The two women ignored him as they giggled. “You know, you may think this strange,” panted Sarah Jane. “But, sometimes, I think he still raids my biscuit tin, when I’m not around. Just pops in, like, as if I’m the corner shop, and my kitchen is the biscuit aisle.

Martha squealed with laughter, leaning into Sarah Jane for support. “That’s… because…” she wheezed out eventually. “He does!”

The two collapsed into another fit of mirth, and the Brig threw a look at the heavens. “Are you two quite finished now?”

Sarah Jane wiped the tears from her eyes. “Yes, yes, we're finished… besides, it's nothing that a cup of tea won’t solve!”

It was enough to set Martha off again, which, of course, set Sarah Jane off, and the Brigadier muttered something under his breath about ‘the Doctor’s damned women’ as he strode to the door, and whipped it open.
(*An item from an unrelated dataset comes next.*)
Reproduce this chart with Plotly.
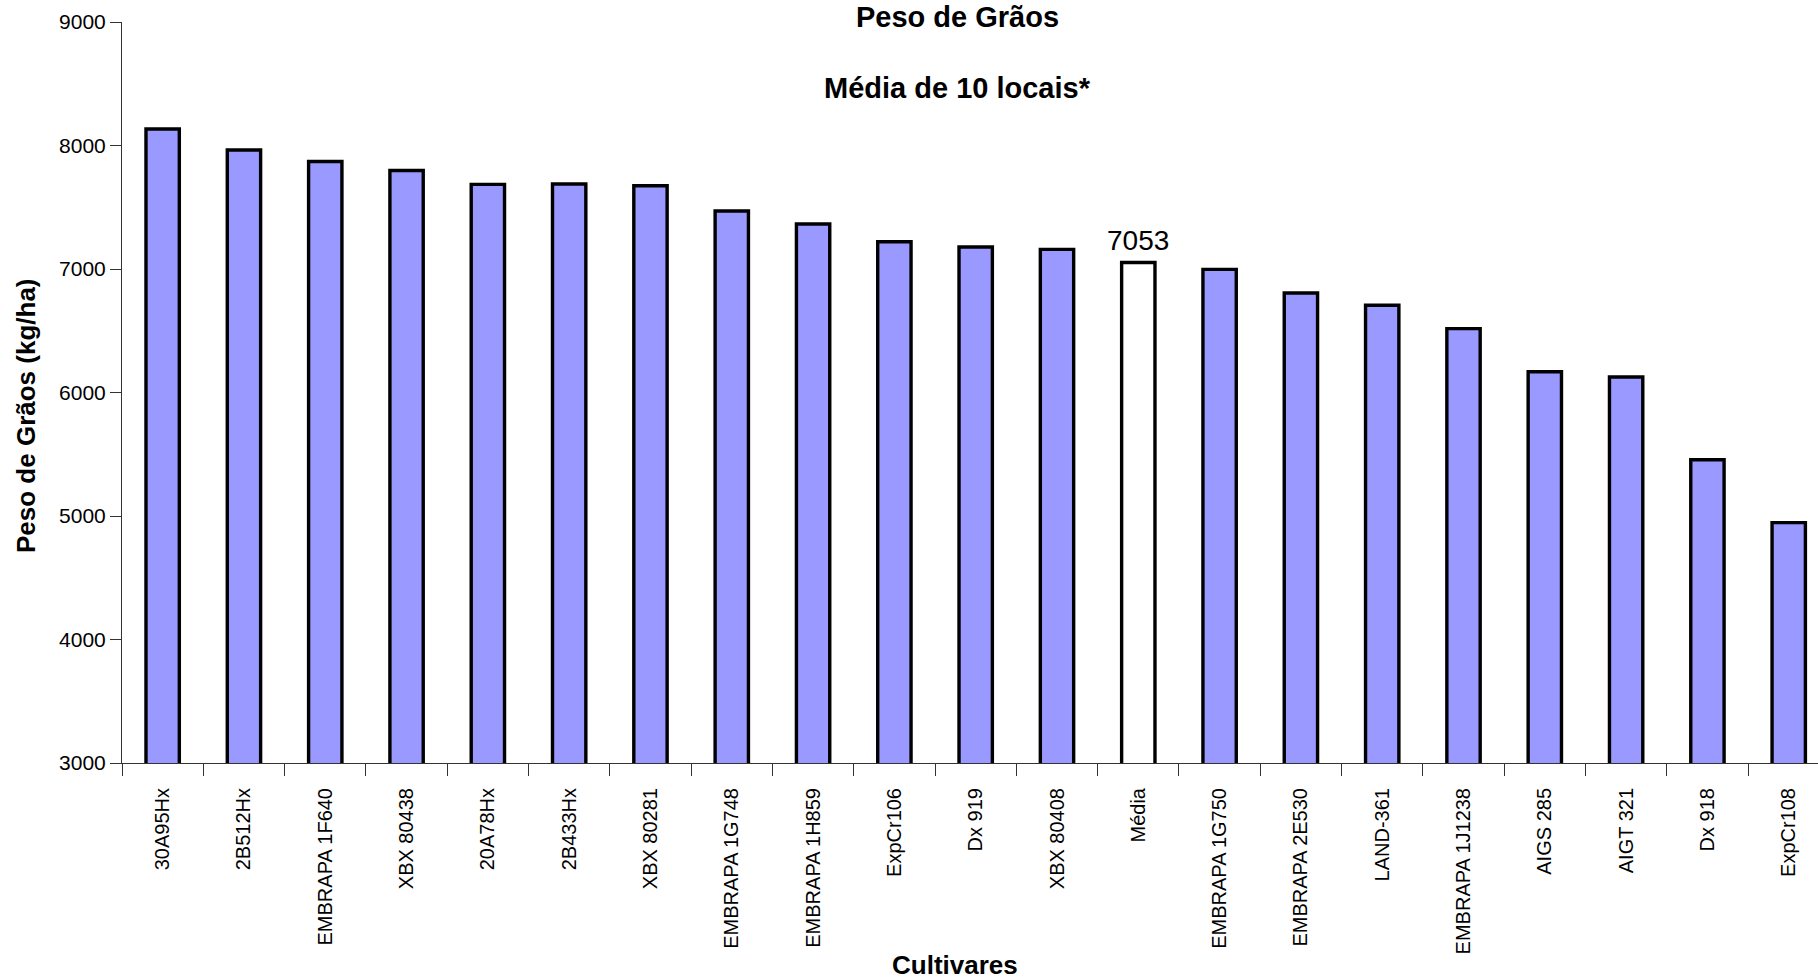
import plotly.graph_objects as go

categories = ["30A95Hx", "2B512Hx", "EMBRAPA 1F640", "XBX 80438", "20A78Hx", "2B433Hx",
              "XBX 80281", "EMBRAPA 1G748", "EMBRAPA 1H859", "ExpCr106", "Dx 919",
              "XBX 80408", "Média", "EMBRAPA 1G750", "EMBRAPA 2E530", "LAND-361",
              "EMBRAPA 1J1238", "AIGS 285", "AIGT 321", "Dx 918", "ExpCr108"]
values = [8134, 7964, 7871, 7798, 7685, 7688, 7674, 7470, 7364, 7221, 7178,
          7159, 7053, 6997, 6806, 6707, 6517, 6168, 6126, 5456, 4946]
y_ticks = [3000, 4000, 5000, 6000, 7000, 8000, 9000]
mean_name = "Média"
mean_text = "7053"

FONT = "Liberation Sans, Arial, sans-serif"
fills = ["#FFFFFF" if c == mean_name else "#9999FF" for c in categories]

fig = go.Figure(go.Bar(
    x=categories, y=values, width=0.41,
    marker=dict(color=fills, line=dict(color="black", width=3.4)),
    hoverinfo="x+y",
))

fig.update_layout(
    width=1818, height=980,
    margin=dict(l=122, r=0, t=22, b=217),
    paper_bgcolor="white", plot_bgcolor="white",
    showlegend=False,
    font=dict(family=FONT, color="black"),
    xaxis=dict(
        type="category", range=[-0.5, 20.36],
        showline=True, linecolor="#333333", linewidth=1,
        ticks="outside", ticklen=12, tickcolor="#333333", tickson="boundaries",
        tickangle=-90, tickfont=dict(size=20, family=FONT, color="black"),
        ticklabelstandoff=16, showgrid=False, zeroline=False,
    ),
    yaxis=dict(
        range=[3000, 9000], tickvals=y_ticks,
        showline=True, linecolor="#333333", linewidth=1,
        ticks="outside", ticklen=11, tickcolor="#333333",
        tickfont=dict(size=21, family=FONT, color="black"),
        showgrid=False, zeroline=False,
    ),
    annotations=[
        dict(text="<b>Peso de Grãos</b>", xref="paper", yref="paper",
             x=0.4929, y=(763 - 17) / 741, xanchor="center", yanchor="middle",
             showarrow=False, font=dict(size=29, family=FONT)),
        dict(text="<b>Média de 10 locais*</b>", xref="paper", yref="paper",
             x=0.4929, y=(763 - 88) / 741, xanchor="center", yanchor="middle",
             showarrow=False, font=dict(size=29, family=FONT)),
        dict(text="<b>Peso de Grãos (kg/ha)</b>", xref="paper", yref="paper",
             x=(26 - 122) / 1696, y=(763 - 416) / 741, xanchor="center", yanchor="middle",
             textangle=-90, showarrow=False, font=dict(size=26, family=FONT)),
        dict(text="<b>Cultivares</b>", xref="paper", yref="paper",
             x=(955 - 122) / 1696, y=(763 - 965) / 741, xanchor="center", yanchor="middle",
             showarrow=False, font=dict(size=26, family=FONT)),
        dict(text=mean_text, x=mean_name, y=values[categories.index(mean_name)],
             xref="x", yref="y", xanchor="center", yanchor="bottom", yshift=4,
             showarrow=False, font=dict(size=28, family=FONT)),
    ],
)

fig.write_html("out.html", config={"displayModeBar": False},
               post_script="document.body.style.margin='0';")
His aide, who’d had his ear pressed to the door, fell into the room.

“Sir!” he said, scrabbling to his feet.

The Brigadier eyed him coldly “Tea!” he roared, “Get it, now!”


“You heard me, man…and don’t let me catch you doing that, again!”

“Sir, yes, Sir!” he said, backing away.

The Brigadier’s voice caught him, just as he made it to the outer door. “Oh…and Jameson?”

“Yes, Sir?”

“See if you can scrounge up some cheese and crackers, I’m feeling a little peckish, all of a sudden.”


His face grim, the Brigadier turned to look at the two women; but a glint of humour in his eyes gave the game away. “You two finished?”

“Yes, we’re done,” Sarah Jane said, as she slowly sobered

“Right then, this laser screwdriver thing, what do we do with it?” The Brigadier peered at the object in Martha’s hand. “Perhaps we could give it to the physics department, let them have a bash at reverse engineering—”

“No!” Martha said.

The Brigadier raised an eyebrow at the sharpness of her tone. “Why not? Something like that might come in handy, you know.”

“It’s just not a… good idea,” Martha said. “The Master put a lot of information into it, things left well enough alone. It definitely could do more harm than good…trust me on this.”

Sarah Jane gave Martha a piercing look. “There’s more to the story, isn’t there?” she said. “I saw what happened on TV; the Master proclaiming his name, killing the president, those things appearing…?”

“The Toclafane,” Martha said softly. “They were called the Toclafane.”

“What were they, exactly?”

“Trust me, you don’t want to know.”

Silence fell in the room, as the three looked at each other.

“Some things don’t change,” Sarah Jane murmured.

“It seems not,” the Brigadier sighed.

“I’ll give it to the Doctor,” Martha decided.

“You have a way of contacting him?” Sarah Jane asked, her voice deceptively casual.

A ghost of a smile crept back onto Martha’s face. “I have something even better,” she said.

Sarah Jane folded her arms, and gave her a mock glare. “Oh yes? And what is that, do tell?”

“A cookie jar.”

“Oh good grief,” the Brigadier muttered, as the two fell into another fit of giggles. "As if one wasn't bad enough.”